Fancy Words, Nothing to Say: Spotting AI in Politics and Business

AI polish can dazzle while blurring the point; clarity is the writer's job. Lead with a clear thesis, cut fluff, and let your voice-not software-earn trust.

Categorized in: AI News Writers
Published on: Oct 04, 2025
Fancy Words, Nothing to Say: Spotting AI in Politics and Business

AI Polish vs. Authentic Voice: A Field Guide for Writers

AI can make weak writing look expensive. The surface shines, the meaning blurs, and readers walk away impressed but unclear on the point.

That's the trap: polish without signal. As writers, our job is clarity, not fireworks.

What sparked this

A local political candidate sounded average on the mic but brilliant on the page. The gap wasn't talent. It was software.

That same pattern showed up across business docs: plans, letters, and reports so ornate that no one could say what they actually meant. Yet people nodded along because big words read like authority.

The tell: how AI-polished writing reads

  • Fancy language, fuzzy outcome. You finish the piece and can't state the core idea in one sentence.
  • Tone mismatch. The person's writing sounds like a luxury brochure; their speech sounds like a drive-thru order.
  • Inconsistent voice across posts, emails, and comments. The "writer" drops quality the moment they go off-script.

If you want a quick check, ask them to explain the piece aloud in plain words. Or hand them a pen and have them summarize it right now. No prompts, no tools, no time to prep.

Why this matters for writers

Readers use writing quality as a proxy for credibility. That used to reward clean, direct prose.

Now it can reward gloss. The risk: trust erodes, and the people who win attention are the ones who look smart, not the ones who are clear and honest.

Write for signal, then add style

  • Lead with a point.

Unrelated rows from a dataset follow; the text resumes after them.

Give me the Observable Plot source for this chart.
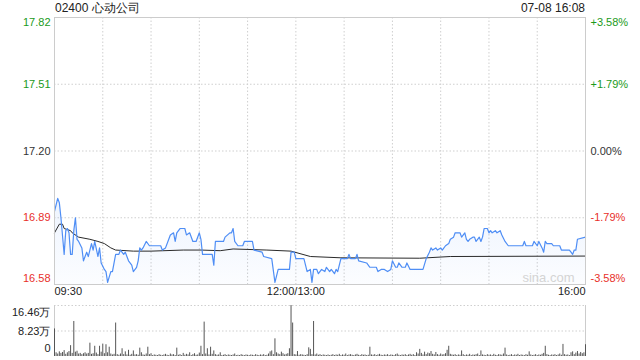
<!DOCTYPE html>
<html>
<head>
<meta charset="utf-8">
<script src="https://cdn.jsdelivr.net/npm/d3@7"></script>
<script src="https://cdn.jsdelivr.net/npm/@observablehq/plot@0.6"></script>
<style>
  html, body { margin: 0; padding: 0; background: #fff; }
  #wrap { position: relative; width: 640px; height: 360px; font-family: "Liberation Sans", Arial, sans-serif; }
  .abs { position: absolute; }
  .hdr { font-size: 12px; color: #222; top: 1px; line-height: 14px; }
</style>
</head>
<body>
<div id="wrap">
  <div class="abs hdr" id="title" style="left:55px;"></div>
  <div class="abs hdr" id="stamp" style="right:55px;"></div>
  <div class="abs" id="main" style="left:0;top:0;"></div>
  <div class="abs" id="vol" style="left:0;top:300px;"></div>
</div>
<script>
const stockTitle = "02400 心动公司";
const stampText = "07-08 16:08";
const prevClose = 17.20;

// price (blue) line: trading minute since open, price
const priceMinutes = [0,2,3,4,6,7,8,9,10,11,12,13,14,15,17,18,20,21,23,24,25,27,28,29,31,32,33,35,36,38,40,41,43,44,46,48,49,51,52,53,54,55,57,59,66,67,69,72,74,75,76,78,81,82,84,86,88,90,91,92,98,99,100,105,106,109,110,111,112,114,117,118,123,124,129,130,135,137,139,146,147,149,150,155,157,159,160,161,163,164,166,168,169,171,172,174,175,176,178,182,183,184,187,188,189,194,196,200,201,203,205,207,209,210,212,213,214,216,218,219,221,229,231,233,234,235,237,238,240,241,243,245,246,248,249,252,253,255,256,257,258,260,261,262,264,265,266,267,269,270,271,272,274,275,277,278,280,282,291,292,293,297,298,300,301,303,304,305,306,309,310,314,315,320,321,322,323,324,325,330];
const prices = [16.92,16.98,16.96,16.89,16.72,16.83,16.84,16.82,16.72,16.72,16.83,16.89,16.79,16.78,16.75,16.69,16.73,16.71,16.77,16.74,16.78,16.71,16.75,16.68,16.65,16.64,16.59,16.64,16.64,16.72,16.72,16.74,16.72,16.73,16.69,16.67,16.64,16.66,16.69,16.75,16.74,16.75,16.78,16.76,16.76,16.74,16.75,16.81,16.82,16.78,16.82,16.84,16.84,16.81,16.82,16.78,16.78,16.82,16.79,16.72,16.72,16.67,16.78,16.78,16.80,16.82,16.82,16.84,16.78,16.76,16.76,16.78,16.78,16.74,16.73,16.71,16.70,16.59,16.65,16.65,16.73,16.73,16.70,16.70,16.64,16.65,16.59,16.65,16.65,16.63,16.65,16.64,16.66,16.64,16.65,16.63,16.65,16.64,16.70,16.70,16.72,16.70,16.70,16.72,16.69,16.68,16.66,16.66,16.64,16.65,16.65,16.64,16.65,16.69,16.66,16.66,16.68,16.66,16.66,16.68,16.65,16.65,16.70,16.73,16.75,16.74,16.75,16.74,16.75,16.74,16.76,16.77,16.79,16.80,16.82,16.82,16.80,16.82,16.79,16.78,16.79,16.80,16.80,16.78,16.80,16.78,16.80,16.84,16.84,16.82,16.83,16.82,16.83,16.82,16.83,16.81,16.78,16.76,16.76,16.78,16.76,16.76,16.78,16.76,16.78,16.75,16.73,16.78,16.77,16.77,16.76,16.76,16.74,16.74,16.73,16.72,16.74,16.74,16.79,16.80];

// average price (black) line
const avgMinutes = [0,3,5,6,10,11,15,22,27,31,35,38,49,60,80,91,103,111,132,147,159,178,227,246,330];
const avgPrices = [16.82,16.86,16.86,16.84,16.83,16.82,16.80,16.79,16.78,16.77,16.75,16.74,16.735,16.735,16.74,16.74,16.737,16.745,16.74,16.735,16.71,16.704,16.702,16.71,16.712];

// volume per minute, in 万 shares
const volumes = [
  8.9,1.2,0.8,1.5,1.0,1.3,1.9,0.7,1.2,1.6,
  3.5,1.0,11.3,1.4,1.7,0.8,1.0,0.6,0.9,1.2,
  0.8,1.0,4.3,0.7,0.9,3.3,1.1,0.6,3.3,1.4,
  4.0,0.9,3.8,1.2,3.0,0.8,0.5,0.7,10.8,0.6,
  0.4,0.8,2.5,0.6,1.5,0.5,2.0,0.4,0.7,1.8,
  0.5,0.6,0.4,2.7,1.2,0.5,0.4,0.8,3.0,0.6,
  0.9,0.3,0.5,0.4,0.3,0.6,0.4,0.3,0.5,0.7,
  0.4,0.3,0.8,0.5,0.6,0.3,2.7,0.4,0.6,0.3,
  1.0,0.4,0.7,0.5,1.2,0.3,0.6,0.9,0.4,0.5,
  1.1,3.3,0.6,11.1,0.8,2.5,0.5,3.0,0.7,1.8,
  0.6,0.4,0.5,1.2,0.3,0.4,0.6,0.3,0.5,0.4,
  0.3,0.5,0.8,0.3,0.4,0.3,0.6,0.4,0.3,0.5,
  0.4,0.3,0.5,0.4,0.3,0.6,0.4,0.3,0.5,0.4,
  0.6,0.3,0.4,0.8,1.5,1.8,0.6,5.7,1.2,0.8,
  0.6,1.4,0.9,0.5,0.7,0.9,2.5,16.46,10.8,0.6,
  0.5,1.6,0.4,0.6,0.5,0.4,0.3,0.6,2.8,2.3,
  0.6,11.3,0.5,0.8,0.4,0.6,0.3,0.5,0.4,0.3,
  0.5,0.3,0.4,0.6,0.3,0.5,0.4,0.7,0.3,0.5,
  0.4,0.8,0.3,0.5,0.6,0.4,0.3,0.5,0.7,0.4,
  0.3,0.6,0.4,0.5,0.3,0.4,3.0,0.5,0.4,0.6,
  0.3,0.5,0.7,0.4,0.3,0.5,0.4,0.6,0.3,0.5,
  0.4,0.3,0.6,0.8,0.4,0.3,0.5,0.4,0.6,0.3,
  0.5,0.7,0.4,0.6,0.3,1.2,0.8,2.3,1.0,0.5,
  1.4,0.6,1.1,0.9,1.6,0.7,0.5,1.3,0.6,0.4,
  0.8,0.5,0.6,0.9,2.0,3.3,0.7,0.5,0.4,0.6,
  0.3,0.5,0.4,1.8,0.6,0.3,0.5,0.4,0.7,0.3,
  0.5,0.4,0.6,0.8,0.3,1.8,0.5,0.4,0.3,0.6,
  0.4,0.5,0.3,0.7,0.4,0.3,0.6,0.5,0.4,0.8,
  2.7,0.5,0.3,0.4,0.6,0.3,0.5,0.4,0.7,0.3,
  0.5,0.4,0.3,0.6,0.4,1.5,0.5,0.3,0.4,0.6,
  0.3,0.5,0.4,0.7,1.0,3.3,0.6,0.4,0.3,0.5,
  0.4,0.6,0.3,0.5,0.8,0.4,3.9,0.6,0.4,0.5,
  0.3,1.2,1.5,0.6,1.1,1.6,0.8,1.3,0.9,1.2,3.8
];

const priceTicks = [17.82, 17.51, 17.20, 16.89, 16.58];
const pctTicks = ["+3.58%", "+1.79%", "0.00%", "-1.79%", "-3.58%"];
const timeLabels = ["09:30", "12:00/13:00", "16:00"];
const timeLabelMinutes = [0, 150, 330];
const gridMinutes = [30, 60, 90, 120, 150, 180, 210, 240, 270, 300];
const volTicks = [16.46, 8.23, 0];
const volTickLabels = ["16.46万", "8.23万", "0"];
const watermark = "sina.com";

const FONT = '"Liberation Sans", Arial, sans-serif';
const GREEN = "#1a9a1a", RED = "#e8302a", DARK = "#333";
const BLUE = "#4f8ef5";
const GRID = "#cfcfcf";
const colorFor = v => v > prevClose + 1e-9 ? GREEN : (v < prevClose - 1e-9 ? RED : DARK);

document.getElementById("title").textContent = stockTitle;
document.getElementById("stamp").textContent = stampText;

const priceData = priceMinutes.map((m, i) => ({m, p: prices[i]}));
const avgData = avgMinutes.map((m, i) => ({m, p: avgPrices[i]}));
const yMin = priceTicks[priceTicks.length - 1];
const xDomain = [0, 330];

const labelDy = [5, 0, 0, 0, -6];
const leftLabels = priceTicks.map((t, i) => Plot.text([t], {
  y: d => d, text: d => d.toFixed(2), frameAnchor: "left", textAnchor: "end",
  dx: -4, dy: labelDy[i], fill: colorFor(t), fontSize: 11
}));
const rightLabels = priceTicks.map((t, i) => Plot.text([t], {
  y: d => d, text: () => pctTicks[i], frameAnchor: "right", textAnchor: "start",
  dx: 5, dy: labelDy[i], fill: colorFor(t), fontSize: 11
}));
const anchors = ["start", "middle", "end"];
const timeMarks = timeLabels.map((s, i) => Plot.text([timeLabelMinutes[i]], {
  x: d => d, text: () => s, frameAnchor: "bottom", textAnchor: anchors[i],
  dy: 10, fill: "#222", fontSize: 11
}));

const main = Plot.plot({
  width: 640, height: 300,
  marginTop: 17, marginBottom: 16, marginLeft: 54, marginRight: 55,
  x: {domain: xDomain, axis: null},
  y: {domain: [yMin, priceTicks[0]], axis: null},
  style: {fontFamily: FONT, fontSize: "11px", background: "transparent", overflow: "visible"},
  marks: [
    Plot.ruleX(gridMinutes, {stroke: GRID, strokeDasharray: "1.5,2"}),
    Plot.ruleY(priceTicks.slice(1, -1), {stroke: GRID, strokeDasharray: "1.5,2"}),
    Plot.areaY(priceData, {x: "m", y1: yMin, y2: "p", fill: "url(#priceFill)"}),
    Plot.line(avgData, {x: "m", y: "p", stroke: "#2a2a2a", strokeWidth: 1}),
    Plot.line(priceData, {x: "m", y: "p", stroke: BLUE, strokeWidth: 1.2}),
    Plot.frame({stroke: "#cccccc"}),
    Plot.text([watermark], {text: d => d, frameAnchor: "bottom-right", dx: -11, dy: -3, fill: "#d4d4d4", fontSize: 13}),
    ...leftLabels, ...rightLabels, ...timeMarks
  ]
});
const defs = document.createElementNS("http://www.w3.org/2000/svg", "defs");
defs.innerHTML = `<linearGradient id="priceFill" x1="0" y1="0" x2="0" y2="1">
  <stop offset="0" stop-color="${BLUE}" stop-opacity="0.10"/>
  <stop offset="1" stop-color="${BLUE}" stop-opacity="0.02"/></linearGradient>`;
main.insertBefore(defs, main.firstChild);
document.getElementById("main").appendChild(main);

const volDy = [7, 0, -8];
const volLabels = volTicks.map((t, i) => Plot.text([t], {
  y: d => d, text: () => volTickLabels[i], frameAnchor: "left", textAnchor: "end",
  dx: -4, dy: volDy[i], fill: "#222", fontSize: 11
}));
const vol = Plot.plot({
  width: 640, height: 60,
  marginTop: 5, marginBottom: 4, marginLeft: 54, marginRight: 55,
  x: {domain: xDomain, axis: null},
  y: {domain: [0, volTicks[0]], axis: null},
  style: {fontFamily: FONT, fontSize: "11px", background: "transparent", overflow: "visible"},
  marks: [
    Plot.ruleY(volTicks.slice(0, 2), {stroke: GRID, strokeDasharray: "1.5,2"}),
    Plot.ruleX(xDomain, {stroke: "#cccccc"}),
    Plot.ruleX(volumes, {x: (d, i) => i, y1: 0, y2: d => d, stroke: "#555", strokeWidth: 1}),
    ...volLabels
  ]
});
document.getElementById("vol").appendChild(vol);
</script>
</body>
</html>
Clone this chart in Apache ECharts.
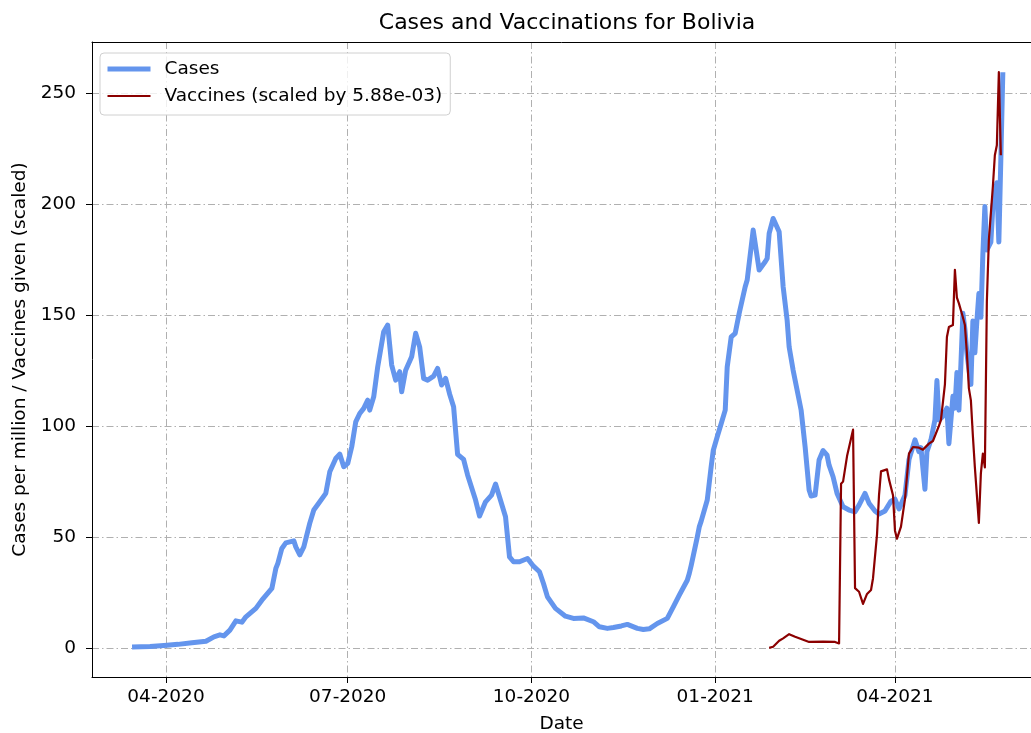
<!DOCTYPE html>
<html>
<head>
<meta charset="utf-8">
<script src="https://cdn.jsdelivr.net/npm/echarts@6/dist/echarts.min.js"></script>
<style>
  html, body { margin: 0; padding: 0; background: #fff; }
  #chart { width: 1031px; height: 733px; }
</style>
</head>
<body>
<div id="chart"></div>
<script>
// ---- Data ----
const casesDates = [
  '2020-03-15','2020-03-24','2020-03-31','2020-04-07','2020-04-14','2020-04-21','2020-04-25','2020-04-28','2020-04-30',
  '2020-05-03','2020-05-06','2020-05-09','2020-05-11','2020-05-16','2020-05-19','2020-05-24','2020-05-26','2020-05-27',
  '2020-05-29','2020-05-31','2020-06-01','2020-06-04','2020-06-05','2020-06-07','2020-06-09','2020-06-12','2020-06-14',
  '2020-06-17','2020-06-20','2020-06-22','2020-06-25','2020-06-27','2020-06-29','2020-07-01','2020-07-03','2020-07-05',
  '2020-07-07','2020-07-09','2020-07-11','2020-07-12','2020-07-14','2020-07-16','2020-07-19','2020-07-21','2020-07-23',
  '2020-07-25','2020-07-27','2020-07-28','2020-07-30','2020-08-02','2020-08-04','2020-08-06','2020-08-08','2020-08-10',
  '2020-08-13','2020-08-15','2020-08-17','2020-08-19','2020-08-21','2020-08-23','2020-08-25','2020-08-28','2020-08-30',
  '2020-09-03','2020-09-05','2020-09-08','2020-09-11','2020-09-13','2020-09-14','2020-09-18','2020-09-20','2020-09-22',
  '2020-09-25','2020-09-29','2020-10-02','2020-10-05','2020-10-07','2020-10-09','2020-10-13','2020-10-18','2020-10-22',
  '2020-10-27','2020-11-01','2020-11-04','2020-11-08','2020-11-11','2020-11-15','2020-11-18','2020-11-23','2020-11-26',
  '2020-11-29','2020-12-03','2020-12-08','2020-12-11','2020-12-14','2020-12-18','2020-12-19','2020-12-20','2020-12-23',
  '2020-12-24','2020-12-25','2020-12-28','2020-12-30','2020-12-31','2021-01-02','2021-01-04','2021-01-06','2021-01-07',
  '2021-01-09','2021-01-11','2021-01-13','2021-01-16','2021-01-17','2021-01-20','2021-01-23','2021-01-26','2021-01-27',
  '2021-01-28','2021-01-30','2021-02-02','2021-02-04','2021-02-06','2021-02-07','2021-02-09','2021-02-12','2021-02-13',
  '2021-02-15','2021-02-17','2021-02-18','2021-02-20','2021-02-22','2021-02-24','2021-02-26','2021-02-27','2021-03-01',
  '2021-03-03','2021-03-06','2021-03-09','2021-03-12','2021-03-14','2021-03-17','2021-03-19','2021-03-22','2021-03-24',
  '2021-03-27','2021-03-30','2021-04-01','2021-04-03','2021-04-06','2021-04-08','2021-04-11','2021-04-13','2021-04-14',
  '2021-04-16','2021-04-17','2021-04-19','2021-04-21','2021-04-22','2021-04-23','2021-04-25','2021-04-26','2021-04-27',
  '2021-04-28','2021-04-29','2021-04-30','2021-05-01','2021-05-02','2021-05-03','2021-05-04','2021-05-05','2021-05-06',
  '2021-05-07','2021-05-09','2021-05-10','2021-05-11','2021-05-12','2021-05-13','2021-05-14','2021-05-15','2021-05-16',
  '2021-05-17','2021-05-19','2021-05-20','2021-05-22','2021-05-23','2021-05-24','2021-05-25'
];
const casesValues = [
  0.5,0.7,1.2,1.7,2.4,3.1,5.1,6.0,5.5,
  8.1,12.3,11.7,14.1,17.9,21.6,26.9,35.9,38.2,
  44.9,47.4,47.9,48.3,45.6,42.0,45.6,56.3,62.2,
  65.9,69.7,79.4,85.4,87.4,81.7,83.2,90.7,101.9,
  105.7,108.0,111.7,107.2,113.2,126.7,142.5,145.5,127.5,
  120.7,124.5,115.5,125.2,131.2,141.8,135.7,121.5,120.7,
  122.5,126.0,118.5,121.5,114.5,108.7,87.3,85.0,78.0,
  66.7,59.5,65.9,68.9,73.9,73.0,59.2,41.1,38.9,
  38.9,40.4,36.9,34.4,29.1,23.1,17.9,14.4,13.4,
  13.6,11.9,9.6,8.9,9.3,10.0,10.7,8.9,8.4,
  8.7,11.1,13.4,18.6,23.9,30.6,33.6,37.4,50.0,
  54.6,57.3,66.7,82.0,89.0,95.2,101.2,107.2,126.7,
  140.2,141.8,150.8,162.8,165.8,188.3,170.3,174.0,175.5,
  186.8,193.5,187.5,162.8,147.7,135.7,125.2,111.7,107.2,
  90.7,71.2,68.5,68.9,84.7,89.0,86.9,82.4,77.2,
  69.7,63.7,62.2,61.4,64.4,69.7,65.3,61.8,60.4,
  61.8,66.2,67.1,62.7,68.9,84.9,93.8,88.5,90.3,
  71.6,88.5,93.8,102.7,120.5,102.7,104.5,106.3,108.1,
  92.1,102.7,113.4,108.1,124.1,107.2,127.7,150.8,143.7,
  133.0,118.8,147.3,133.0,147.3,159.7,149.0,177.5,198.9,
  179.3,182.9,198.9,209.6,182.9,220.3,259.4
];
const vaccDates = [
  '2021-01-28','2021-01-30','2021-02-02','2021-02-04','2021-02-07','2021-02-10','2021-02-17','2021-02-24','2021-03-02',
  '2021-03-04','2021-03-05','2021-03-06','2021-03-08','2021-03-11','2021-03-12','2021-03-14','2021-03-16','2021-03-18',
  '2021-03-20','2021-03-21','2021-03-23','2021-03-24','2021-03-25','2021-03-28','2021-03-29','2021-03-31','2021-04-01',
  '2021-04-02','2021-04-04','2021-04-06','2021-04-08','2021-04-10','2021-04-13','2021-04-15','2021-04-18','2021-04-20',
  '2021-04-23','2021-04-24','2021-04-26','2021-04-27','2021-04-28','2021-04-30','2021-05-01','2021-05-02','2021-05-03',
  '2021-05-05','2021-05-06','2021-05-07','2021-05-08','2021-05-09','2021-05-10','2021-05-11','2021-05-13','2021-05-14',
  '2021-05-15','2021-05-16','2021-05-17','2021-05-18','2021-05-20','2021-05-21','2021-05-22','2021-05-23','2021-05-24'
];
const vaccValues = [
  0.1,0.6,3.3,4.4,6.3,5.1,2.8,2.9,2.8,
  2.1,74.0,75.0,86.5,98.4,27.0,25.4,19.9,24.4,
  26.2,31.5,51.1,68.9,79.6,80.5,76.0,68.9,52.9,
  49.3,54.7,67.1,87.6,90.6,90.3,89.4,92.1,93.3,
  100.1,102.7,118.8,140.1,144.6,145.5,170.4,157.9,155.3,
  149.0,145.5,133.0,117.0,111.6,95.6,81.4,56.4,78.7,
  87.6,81.4,156.2,183.8,207.8,222.0,226.5,259.4,222.0
];
const xTickDates = ['2020-04-01','2020-07-01','2020-10-01','2021-01-01','2021-04-01'];
const yTickValues = [0, 50, 100, 150, 200, 250];

// ---- helpers ----
const DAY = 86400000;
function ts(s) { const p = s.split('-').map(Number); return Date.UTC(p[0], p[1] - 1, p[2]); }
function pairs(dates, vals) { return dates.map((d, i) => [ts(d), vals[i]]); }
function fmtMonth(v) {
  const d = new Date(v);
  const m = d.getUTCMonth() + 1;
  return (m < 10 ? '0' : '') + m + '-' + d.getUTCFullYear();
}

const FONT = 'DejaVu Sans';
const gridLine = { show: true, lineStyle: { color: '#b0b0b0', width: 1, type: [7, 3, 1.5, 3] } };
const xMin = ts('2020-02-24') - 0.05 * DAY;
const xMax = ts('2021-06-08') + 0.1 * DAY;
const SERIES_CASES = 'Cases';
const SERIES_VACC = 'Vaccines (scaled by 5.88e-03)';

const chart = echarts.init(document.getElementById('chart'), null, { renderer: 'canvas' });
chart.setOption({
  backgroundColor: '#ffffff',
  animation: false,
  textStyle: { fontFamily: FONT },
  title: {
    text: 'Cases and Vaccinations for Bolivia',
    left: 567, top: 12, textAlign: 'center', padding: 0,
    textStyle: { fontFamily: FONT, fontSize: 22, fontWeight: 'normal', color: '#000' }
  },
  grid: { left: 92, right: 0, top: 42, bottom: 56, show: false, outerBoundsMode: 'none', containLabel: false },
  legend: {
    orient: 'vertical', left: 100, top: 53,
    itemWidth: 43, itemHeight: 14, itemGap: 7,
    padding: [6, 8, 9, 5],
    borderColor: '#d0d0d0', borderWidth: 1, borderRadius: 4,
    backgroundColor: 'rgba(255,255,255,0.8)',
    itemStyle: { opacity: 0 },
    textStyle: { fontFamily: FONT, fontSize: 18.5, color: '#000', padding: [0, 0, 0, 9], lineHeight: 20 },
    data: [
      { name: SERIES_CASES, lineStyle: { width: 5, color: '#6495ED' } },
      { name: SERIES_VACC, lineStyle: { width: 2.2, color: '#8B0000' } }
    ]
  },
  xAxis: [{
    type: 'value',
    min: xMin, max: xMax,
    name: 'Date', nameLocation: 'middle', nameGap: 38,
    nameTextStyle: { fontFamily: FONT, fontSize: 18.5, color: '#000' },
    axisLine: { show: true, onZero: false, lineStyle: { color: '#000', width: 1 } },
    axisTick: { show: true, length: 6, lineStyle: { color: '#000' }, customValues: xTickDates.map(ts) },
    axisLabel: { fontFamily: FONT, fontSize: 18.5, color: '#000', margin: 11, customValues: xTickDates.map(ts), formatter: fmtMonth },
    splitLine: gridLine
  }, {
    type: 'value', position: 'top',
    min: xMin, max: xMax,
    axisLine: { show: true, onZero: false, lineStyle: { color: '#000', width: 1 } },
    axisTick: { show: false }, axisLabel: { show: false }, splitLine: { show: false }
  }],
  yAxis: {
    type: 'value',
    min: -13, max: 273,
    name: 'Cases per million / Vaccines given (scaled)', nameLocation: 'middle', nameGap: 54,
    nameTextStyle: { fontFamily: FONT, fontSize: 18.5, color: '#000' },
    axisLine: { show: true, onZero: false, lineStyle: { color: '#000', width: 1 } },
    axisTick: { show: true, length: 6, lineStyle: { color: '#000' }, customValues: yTickValues },
    axisLabel: { fontFamily: FONT, fontSize: 18.5, color: '#000', margin: 16, customValues: yTickValues },
    splitLine: gridLine
  },
  series: [
    {
      name: SERIES_CASES, type: 'line', data: pairs(casesDates, casesValues),
      symbol: 'none', showSymbol: false, smooth: false,
      lineStyle: { color: '#6495ED', width: 5, join: 'round' },
      itemStyle: { color: '#6495ED' }
    },
    {
      name: SERIES_VACC, type: 'line', data: pairs(vaccDates, vaccValues),
      symbol: 'none', showSymbol: false, smooth: false,
      lineStyle: { color: '#8B0000', width: 2.2, join: 'round' },
      itemStyle: { color: '#8B0000' }
    }
  ]
});
</script>
</body>
</html>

One sentence: "This piece argues X for Y because Z." If you can't do that, you don't have a piece yet.
  • Use short sentences and concrete nouns. Cut filler, hedge words, and buzzwords.
  • Read it out loud. If you wouldn't say it, don't write it.
  • Prefer verbs over adjectives. Strong verbs make arguments move.
  • Edit for clarity, not flair. Trade three fancy words for one precise one.

Plain language isn't dumbing down. It's respect for the reader's time. If you need a reference, study the Plain Language Guidelines and NN/g's take on clarity in UX writing (Plain Language).

A simple workflow that keeps your voice intact

  • Draft ugly and fast. Get the argument down without fixing it.
  • Score every paragraph: What claim is this proving? If none, cut it.
  • Rewrite the opener after the draft. Make it earn the click.
  • Run a "friend test": Could a smart friend repeat your point after one read?
  • Final pass: replace abstraction with example, and theory with outcome.

Using AI without losing your name on the work

If you use AI, use it as a thinking partner, not a ghostwriter. Outlines, research pointers, counterarguments-fine. Voice and final phrasing-yours.

  • Disclose when AI touched the draft, if it did.
  • Never ship text you can't defend on the spot, out loud.
  • Keep a voice guide: your rules for tone, pacing, and syntax. Enforce it in every edit.

How to spot AI in the wild (and protect your process)

  • Signal test: After reading, write the thesis in one line. If you can't, it's fluff.
  • Voice test: Compare public speaking, off-the-cuff comments, and the polished piece. Big gaps mean a filter did the heavy lifting.
  • Pressure test: Ask for a live summary or a handwritten outline. Authentic writers can do both.

The bottom line

Readers don't want a luxury finish. They want the truth, clean and useful.

Write what you mean. Say it simply. Let skill-not software-carry your name.